In what I've read, a lot of women seem to reference this in support of extended breastfeeding and state that average weaning ages are closer to around 4-6 years, as opposed to the much younger ages that we often find today in the U.S.
I do recognize the benefits of breastfeeding, both biologically and psychologically, and I support breastfeeding if there aren't any other complications. That being said, I really feel that some of these weaning ages are just too old. A child of 4, 6, or 8 years of age takes full meals throughout the day, could even buy a meal if given money, is very active, and, typically, fairly capable of holding their own. Most children in the U.S. are not breastfed for such an extended length of time, and yet we turn out well enough. Sure, our country is obese and has a number of other health problems, but I have yet to hear that too brief periods of breastfeeding have been the root of these conditions. I honestly don't think breastfeeding is necessary at that late age.
Many women who support extended breastfeeding have, to some extent, blamed modern culture for placing the stigma on something so natural. There are a lot of ways of living that are natural. We wear excessive amounts of clothing and adornments and are surrounded by computers and machines. This is, in a sense, very unnatural. When we want to be natural, we go camping. On most other days, we sleep inside and use the microwave/stove/oven/grill, etc. We aren't in the wild and subject to invasion by countless pathogens with no way of defending ourselves. And we aren't starving either. That 8-year-old is just fine.

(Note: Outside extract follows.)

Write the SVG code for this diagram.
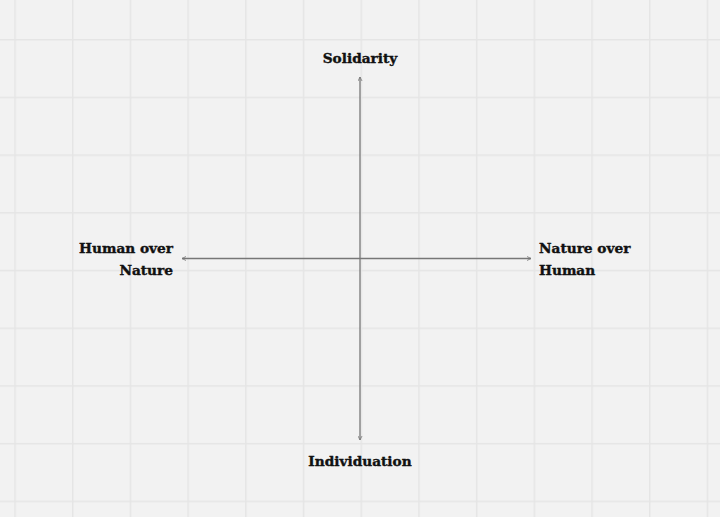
<svg xmlns="http://www.w3.org/2000/svg" width="720" height="517" viewBox="0 0 720 517">
  <defs>
    <pattern id="grid" x="14.3" y="39" width="57.7" height="57.7" patternUnits="userSpaceOnUse">
      <path d="M0.75 0 V57.7 M0 0.75 H57.7" fill="none" stroke="#e5e5e5" stroke-width="1.5"/>
    </pattern>
    <marker id="arr" viewBox="0 0 10 10" refX="9" refY="5" markerWidth="5" markerHeight="5" orient="auto-start-reverse" markerUnits="userSpaceOnUse">
      <path d="M1 1 L9 5 L1 9" fill="none" stroke="#777" stroke-width="1.6"/>
    </marker>
    <style>
      .lbl { font-family: "DejaVu Serif", "Liberation Serif", serif; font-weight: bold; font-size: 13.7px; fill: #111; stroke: #111; stroke-width: 0.4; }
      .axis { stroke: #777; stroke-width: 1.3; fill: none; }
    </style>
  </defs>
  <rect width="720" height="517" fill="#f2f2f2"/>
  <rect width="720" height="517" fill="url(#grid)"/>
  <g id="connectors">
    <line class="axis" x1="360" y1="440" x2="360" y2="77" marker-start="url(#arr)" marker-end="url(#arr)"/>
    <line class="axis" x1="182" y1="258.5" x2="531" y2="258.5" marker-start="url(#arr)" marker-end="url(#arr)"/>
  </g>
  <g id="solidarity">
    <text class="lbl" x="360" y="63" text-anchor="middle">Solidarity</text>
  </g>
  <g id="individuation">
    <text class="lbl" x="360" y="466" text-anchor="middle">Individuation</text>
  </g>
  <g id="human-over-nature">
    <text class="lbl" x="173" y="253" text-anchor="end">Human over</text>
    <text class="lbl" x="173" y="275" text-anchor="end">Nature</text>
  </g>
  <g id="nature-over-human">
    <text class="lbl" x="539" y="253">Nature over</text>
    <text class="lbl" x="539" y="275">Human</text>
  </g>
</svg>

But I think part of the issue is also tied to sexuality. Personally, I do feel a bit weird when I see a woman breastfeeding her child in public (actually, even if I'm in her own house, haha), because it seems like such an intimate thing to do and I feel that I'm kind of invading that intimacy with her child. While these two are not on the same level, I kind of liken it to giving birth. Most women don't want just anyone watching them give birth. They're probably a bit sweaty, in pain, and overall not looking their best. At the same time, I don't really want to see every woman giving birth because there are a few parts of her body that I think are best kept between her and those who would make better use of them (partner, doctor, fetus-now-turned-newborn).
(continued)
Some say that today's culture has oversexualized the female body and that is why we are opposed to the whole idea. The woman's body may, indeed, be oversexualized, but I don't necessarily think that is something new. Throughout western history, a number of things have been attributed to the female form, including some element of sex, for quite some time. Perhaps, in the past it was associated more with purity and innocence and chasteness (or, at least, in terms of how it was described publicly, whether or not this was how it was thought of behind closed doors) and so such scenes were widely accepted. Today, I think our culture's view of the female body has changed quite a bit, and so seeing a woman's exposed breast, even though she is feeding her child, is more sexualized. Then, to see her publicly breastfeeding her child who is no longer a toddler, becomes unnerving, perhaps because now we are faced with a scene in which sensuality and a young child (which we, likely, view as a symbol of innocence and purity) are melded into one. Sex + child = bad and so... now we're having these discussions about what and what is not an appropriate place and length of time age-wise to breastfeed.
**shrugs**
If it makes anyone feel better, I'm not a huge fan of all of the sex on tv/film, in music, and how openly sexualized modern culture is, but that's a different discussion entirely and this comment is already far longer than I had intended it to be. My apologies for that, by the way.